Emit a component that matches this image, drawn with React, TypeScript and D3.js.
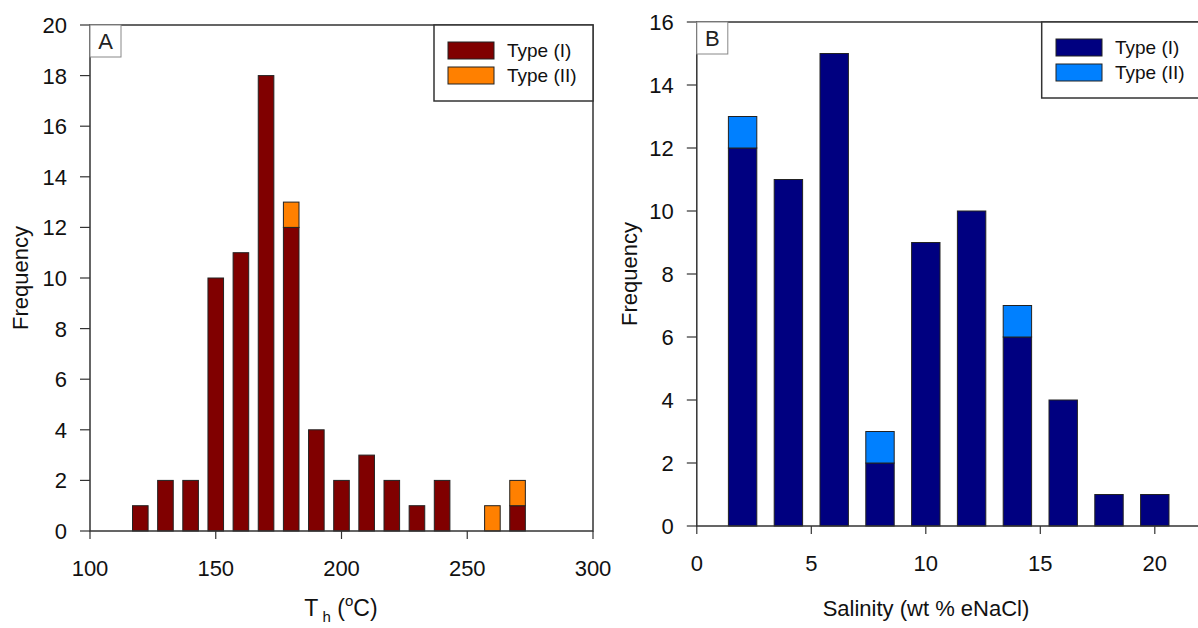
import React from "react";
import * as d3 from "d3";

const tempBins = [120, 130, 140, 150, 160, 170, 180, 190, 200, 210, 220, 230, 240, 250, 260, 270];
const tempType1 = [1, 2, 2, 10, 11, 18, 12, 4, 2, 3, 2, 1, 2, 0, 0, 1];
const tempType2 = [0, 0, 0, 0, 0, 0, 1, 0, 0, 0, 0, 0, 0, 0, 1, 1];
const tempTicksX = [100, 150, 200, 250, 300];
const tempTicksY = [0, 2, 4, 6, 8, 10, 12, 14, 16, 18, 20];

const salBins = [2, 4, 6, 8, 10, 12, 14, 16, 18, 20];
const salType1 = [12, 11, 15, 2, 9, 10, 6, 4, 1, 1];
const salType2 = [1, 0, 0, 1, 0, 0, 1, 0, 0, 0];
const salTicksX = [0, 5, 10, 15, 20];
const salTicksY = [0, 2, 4, 6, 8, 10, 12, 14, 16];

const seriesNames = ["Type (I)", "Type (II)"];
const FONT = "'Liberation Sans', Arial, sans-serif";

type PanelProps = {
  bins: number[];
  t1: number[];
  t2: number[];
  xDomain: [number, number];
  yDomain: [number, number];
  xTicks: number[];
  yTicks: number[];
  binWidth: number;
  left: number;
  right: number;
  top: number;
  bottom: number;
  colors: [string, string];
  letter: string;
  legend: { x0: number; x1: number; y1: number; sx: number; sy: number };
  yTitleX: number;
  xTitle: React.ReactNode;
};

function Panel(p: PanelProps) {
  const x = d3.scaleLinear().domain(p.xDomain).range([p.left, p.right]);
  const y = d3.scaleLinear().domain(p.yDomain).range([p.bottom, p.top]);
  const bw = (x(p.binWidth) - x(0)) * 0.62;
  const axisColor = "#333";
  return (
    <g>
      {p.bins.map((b, i) => {
        const v1 = p.t1[i];
        const v2 = p.t2[i];
        const cx = x(b);
        return (
          <g key={b}>
            {v1 > 0 && (
              <rect x={cx - bw / 2} y={y(v1)} width={bw} height={y(0) - y(v1)} fill={p.colors[0]} stroke="#222" strokeWidth={1} />
            )}
            {v2 > 0 && (
              <rect x={cx - bw / 2} y={y(v1 + v2)} width={bw} height={y(v1) - y(v1 + v2)} fill={p.colors[1]} stroke="#222" strokeWidth={1} />
            )}
          </g>
        );
      })}
      <rect x={p.left} y={p.top} width={p.right - p.left} height={p.bottom - p.top} fill="none" stroke={axisColor} strokeWidth={1.5} />
      {p.yTicks.map((t) => (
        <g key={"y" + t}>
          <line x1={p.left - 10} x2={p.left} y1={y(t)} y2={y(t)} stroke={axisColor} strokeWidth={1.2} />
          <text x={p.left - 23} y={y(t)} dy="0.36em" textAnchor="end" fontSize={22} fontFamily={FONT} fill="#111">
            {t}
          </text>
        </g>
      ))}
      {p.xTicks.map((t) => (
        <g key={"x" + t}>
          <line x1={x(t)} x2={x(t)} y1={p.bottom} y2={p.bottom + 8} stroke={axisColor} strokeWidth={1.2} />
          <text x={x(t)} y={p.bottom + 45} textAnchor="middle" fontSize={22} fontFamily={FONT} fill="#111">
            {t}
          </text>
        </g>
      ))}
      <rect x={p.left} y={p.top} width={31} height={32} fill="white" stroke="#888" strokeWidth={1} />
      <text x={p.left + 15.5} y={p.top + 24} textAnchor="middle" fontSize={22} fontFamily={FONT} fill="#222">
        {p.letter}
      </text>
      <rect x={p.legend.x0} y={p.top} width={p.legend.x1 - p.legend.x0} height={p.legend.y1 - p.top} fill="white" stroke={axisColor} strokeWidth={1.5} />
      {seriesNames.map((name, i) => (
        <g key={name}>
          <rect x={p.legend.sx} y={p.legend.sy + i * 25} width={46} height={17} fill={p.colors[i]} stroke="#222" strokeWidth={1} />
          <text x={p.legend.sx + 59} y={p.legend.sy + i * 25 + 15} fontSize={19} fontFamily={FONT} fill="#111">
            {name}
          </text>
        </g>
      ))}
      <text transform={`translate(${p.yTitleX},${(p.top + p.bottom) / 2}) rotate(-90)`} textAnchor="middle" fontSize={22} fontFamily={FONT} fill="#111">
        Frequency
      </text>
      {p.xTitle}
    </g>
  );
}

export default function App() {
  return (
    <svg width={1198} height={628} style={{ position: "absolute", left: 0, top: 0, background: "white" }}>
      <Panel
        bins={tempBins}
        t1={tempType1}
        t2={tempType2}
        xDomain={[100, 300]}
        yDomain={[0, 20]}
        xTicks={tempTicksX}
        yTicks={tempTicksY}
        binWidth={10}
        left={90}
        right={593}
        top={25}
        bottom={531}
        colors={["#800000", "#FF8000"]}
        letter="A"
        legend={{ x0: 434, x1: 593, y1: 101, sx: 448, sy: 42 }}
        yTitleX={28}
        xTitle={
          <text x={341} y={616} textAnchor="middle" fontSize={23} fontFamily={FONT} fill="#111">
            T
            <tspan fontSize={15} dy={6}>{"\u00A0h"}</tspan>
            <tspan dy={-6}>{"\u00A0("}</tspan>
            <tspan fontSize={15} dy={-10}>o</tspan>
            <tspan dy={10}>C)</tspan>
          </text>
        }
      />
      <Panel
        bins={salBins}
        t1={salType1}
        t2={salType2}
        xDomain={[0, 22]}
        yDomain={[0, 16]}
        xTicks={salTicksX}
        yTicks={salTicksY}
        binWidth={2}
        left={696.8}
        right={1200.6}
        top={22}
        bottom={526}
        colors={["#000080", "#0080FF"]}
        letter="B"
        legend={{ x0: 1041.7, x1: 1215, y1: 98, sx: 1056, sy: 39 }}
        yTitleX={636.7}
        xTitle={
          <text x={926} y={616} textAnchor="middle" fontSize={22} fontFamily={FONT} fill="#111">
            Salinity (wt % eNaCl)
          </text>
        }
      />
    </svg>
  );
}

● **GIVEN PROBLEM**: Print the whole listing above once more, word for word, without its pictures.

● **PROBLEM SOLUTION**:
Emit a component that matches this image, drawn with React, TypeScript and D3.js.
import React from "react";
import * as d3 from "d3";

const tempBins = [120, 130, 140, 150, 160, 170, 180, 190, 200, 210, 220, 230, 240, 250, 260, 270];
const tempType1 = [1, 2, 2, 10, 11, 18, 12, 4, 2, 3, 2, 1, 2, 0, 0, 1];
const tempType2 = [0, 0, 0, 0, 0, 0, 1, 0, 0, 0, 0, 0, 0, 0, 1, 1];
const tempTicksX = [100, 150, 200, 250, 300];
const tempTicksY = [0, 2, 4, 6, 8, 10, 12, 14, 16, 18, 20];

const salBins = [2, 4, 6, 8, 10, 12, 14, 16, 18, 20];
const salType1 = [12, 11, 15, 2, 9, 10, 6, 4, 1, 1];
const salType2 = [1, 0, 0, 1, 0, 0, 1, 0, 0, 0];
const salTicksX = [0, 5, 10, 15, 20];
const salTicksY = [0, 2, 4, 6, 8, 10, 12, 14, 16];

const seriesNames = ["Type (I)", "Type (II)"];
const FONT = "'Liberation Sans', Arial, sans-serif";

type PanelProps = {
  bins: number[];
  t1: number[];
  t2: number[];
  xDomain: [number, number];
  yDomain: [number, number];
  xTicks: number[];
  yTicks: number[];
  binWidth: number;
  left: number;
  right: number;
  top: number;
  bottom: number;
  colors: [string, string];
  letter: string;
  legend: { x0: number; x1: number; y1: number; sx: number; sy: number };
  yTitleX: number;
  xTitle: React.ReactNode;
};

function Panel(p: PanelProps) {
  const x = d3.scaleLinear().domain(p.xDomain).range([p.left, p.right]);
  const y = d3.scaleLinear().domain(p.yDomain).range([p.bottom, p.top]);
  const bw = (x(p.binWidth) - x(0)) * 0.62;
  const axisColor = "#333";
  return (
    <g>
      {p.bins.map((b, i) => {
        const v1 = p.t1[i];
        const v2 = p.t2[i];
        const cx = x(b);
        return (
          <g key={b}>
            {v1 > 0 && (
              <rect x={cx - bw / 2} y={y(v1)} width={bw} height={y(0) - y(v1)} fill={p.colors[0]} stroke="#222" strokeWidth={1} />
            )}
            {v2 > 0 && (
              <rect x={cx - bw / 2} y={y(v1 + v2)} width={bw} height={y(v1) - y(v1 + v2)} fill={p.colors[1]} stroke="#222" strokeWidth={1} />
            )}
          </g>
        );
      })}
      <rect x={p.left} y={p.top} width={p.right - p.left} height={p.bottom - p.top} fill="none" stroke={axisColor} strokeWidth={1.5} />
      {p.yTicks.map((t) => (
        <g key={"y" + t}>
          <line x1={p.left - 10} x2={p.left} y1={y(t)} y2={y(t)} stroke={axisColor} strokeWidth={1.2} />
          <text x={p.left - 23} y={y(t)} dy="0.36em" textAnchor="end" fontSize={22} fontFamily={FONT} fill="#111">
            {t}
          </text>
        </g>
      ))}
      {p.xTicks.map((t) => (
        <g key={"x" + t}>
          <line x1={x(t)} x2={x(t)} y1={p.bottom} y2={p.bottom + 8} stroke={axisColor} strokeWidth={1.2} />
          <text x={x(t)} y={p.bottom + 45} textAnchor="middle" fontSize={22} fontFamily={FONT} fill="#111">
            {t}
          </text>
        </g>
      ))}
      <rect x={p.left} y={p.top} width={31} height={32} fill="white" stroke="#888" strokeWidth={1} />
      <text x={p.left + 15.5} y={p.top + 24} textAnchor="middle" fontSize={22} fontFamily={FONT} fill="#222">
        {p.letter}
      </text>
      <rect x={p.legend.x0} y={p.top} width={p.legend.x1 - p.legend.x0} height={p.legend.y1 - p.top} fill="white" stroke={axisColor} strokeWidth={1.5} />
      {seriesNames.map((name, i) => (
        <g key={name}>
          <rect x={p.legend.sx} y={p.legend.sy + i * 25} width={46} height={17} fill={p.colors[i]} stroke="#222" strokeWidth={1} />
          <text x={p.legend.sx + 59} y={p.legend.sy + i * 25 + 15} fontSize={19} fontFamily={FONT} fill="#111">
            {name}
          </text>
        </g>
      ))}
      <text transform={`translate(${p.yTitleX},${(p.top + p.bottom) / 2}) rotate(-90)`} textAnchor="middle" fontSize={22} fontFamily={FONT} fill="#111">
        Frequency
      </text>
      {p.xTitle}
    </g>
  );
}

export default function App() {
  return (
    <svg width={1198} height={628} style={{ position: "absolute", left: 0, top: 0, background: "white" }}>
      <Panel
        bins={tempBins}
        t1={tempType1}
        t2={tempType2}
        xDomain={[100, 300]}
        yDomain={[0, 20]}
        xTicks={tempTicksX}
        yTicks={tempTicksY}
        binWidth={10}
        left={90}
        right={593}
        top={25}
        bottom={531}
        colors={["#800000", "#FF8000"]}
        letter="A"
        legend={{ x0: 434, x1: 593, y1: 101, sx: 448, sy: 42 }}
        yTitleX={28}
        xTitle={
          <text x={341} y={616} textAnchor="middle" fontSize={23} fontFamily={FONT} fill="#111">
            T
            <tspan fontSize={15} dy={6}>{"\u00A0h"}</tspan>
            <tspan dy={-6}>{"\u00A0("}</tspan>
            <tspan fontSize={15} dy={-10}>o</tspan>
            <tspan dy={10}>C)</tspan>
          </text>
        }
      />
      <Panel
        bins={salBins}
        t1={salType1}
        t2={salType2}
        xDomain={[0, 22]}
        yDomain={[0, 16]}
        xTicks={salTicksX}
        yTicks={salTicksY}
        binWidth={2}
        left={696.8}
        right={1200.6}
        top={22}
        bottom={526}
        colors={["#000080", "#0080FF"]}
        letter="B"
        legend={{ x0: 1041.7, x1: 1215, y1: 98, sx: 1056, sy: 39 }}
        yTitleX={636.7}
        xTitle={
          <text x={926} y={616} textAnchor="middle" fontSize={22} fontFamily={FONT} fill="#111">
            Salinity (wt % eNaCl)
          </text>
        }
      />
    </svg>
  );
}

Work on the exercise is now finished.